Résumé
L’objectif du cours est de montrer l’utilité du concept de « bibliothèque invisible », de rendre visible et concret ce qui, dans ces bibliothèques invisibles, aurait tendance à vouloir échapper au regard, d’autant que s’interpose entre la bibliothèque invisible et nous une autre bibliothèque, bien matérielle, susceptible d’accaparer toute notre attention, la bibliothèque comme institution réelle, comme lieu situé dans l’espace et le temps. La bibliothèque visible est le masque de la bibliothèque invisible.

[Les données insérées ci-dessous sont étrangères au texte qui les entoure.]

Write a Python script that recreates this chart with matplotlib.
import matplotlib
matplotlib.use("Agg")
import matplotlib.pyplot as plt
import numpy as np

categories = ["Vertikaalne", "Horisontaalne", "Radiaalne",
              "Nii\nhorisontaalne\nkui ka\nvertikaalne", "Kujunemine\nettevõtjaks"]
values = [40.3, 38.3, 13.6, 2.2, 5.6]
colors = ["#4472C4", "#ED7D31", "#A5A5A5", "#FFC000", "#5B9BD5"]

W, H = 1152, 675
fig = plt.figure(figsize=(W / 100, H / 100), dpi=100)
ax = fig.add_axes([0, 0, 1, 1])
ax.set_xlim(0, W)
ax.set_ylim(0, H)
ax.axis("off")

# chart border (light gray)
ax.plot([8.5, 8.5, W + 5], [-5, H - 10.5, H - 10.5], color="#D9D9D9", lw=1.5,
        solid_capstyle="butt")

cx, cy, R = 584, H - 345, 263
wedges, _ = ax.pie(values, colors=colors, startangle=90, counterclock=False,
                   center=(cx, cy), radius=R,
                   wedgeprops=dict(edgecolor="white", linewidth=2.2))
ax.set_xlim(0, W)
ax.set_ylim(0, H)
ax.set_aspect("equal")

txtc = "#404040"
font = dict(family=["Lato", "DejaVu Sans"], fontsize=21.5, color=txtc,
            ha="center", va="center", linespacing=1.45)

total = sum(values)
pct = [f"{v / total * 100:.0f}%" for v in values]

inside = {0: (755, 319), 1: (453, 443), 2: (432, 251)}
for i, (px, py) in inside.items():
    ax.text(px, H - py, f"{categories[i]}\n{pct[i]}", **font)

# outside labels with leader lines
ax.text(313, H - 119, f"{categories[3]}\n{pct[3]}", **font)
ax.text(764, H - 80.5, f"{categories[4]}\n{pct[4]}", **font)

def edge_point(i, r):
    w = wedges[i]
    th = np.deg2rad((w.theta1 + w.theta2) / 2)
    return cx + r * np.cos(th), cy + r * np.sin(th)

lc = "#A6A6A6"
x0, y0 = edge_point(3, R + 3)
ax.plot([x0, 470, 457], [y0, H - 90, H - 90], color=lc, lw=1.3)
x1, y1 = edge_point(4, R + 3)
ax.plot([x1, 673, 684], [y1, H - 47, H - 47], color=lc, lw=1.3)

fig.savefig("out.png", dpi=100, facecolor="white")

Ce qui est nommé ici « bibliothèque invisible » ou « bibliothèque mentale » désigne un ensemble d’œuvres de nature langagière dont un individu ou un groupe peut avoir une conscience ou une représentation plus ou moins distincte. Autrement dit, il s’agit d’une représentation mentale de collections d’œuvres et de textes, existant au niveau individuel ou collectif, plus ou moins explicite ou consciente, et qui, quoique mentale et non matérielle, n’en exerce pas moins parfois des effets sur la réalité. Ce dernier point est important : si les bibliothèques invisibles restaient toujours invisibles, on pourrait à la limite s’en désintéresser et les tenir pour des objets négligeables. Or, c’est précisément parce que ces bibliothèques ont des effets dans le monde qu’elles doivent nous intéresser. L’un des effets principaux des bibliothèques mentales consiste dans la création et l’organisation de bibliothèques réelles. Toute bibliothèque matérielle reflète une bibliothèque invisible, celle de ses créateurs. Il n’y a pas de bibliothèque empirique qui ne soit précédée d’une représentation mentale de l’organisation des œuvres qui la composent. Autre différence entre la bibliothèque matérielle et la bibliothèque invisible : une bibliothèque invisible n’a pas besoin d’une bibliothèque matérielle pour exister ; mais la réciproque n’est pas vraie. Toute bibliothèque matérielle est basée sur une bibliothèque invisible.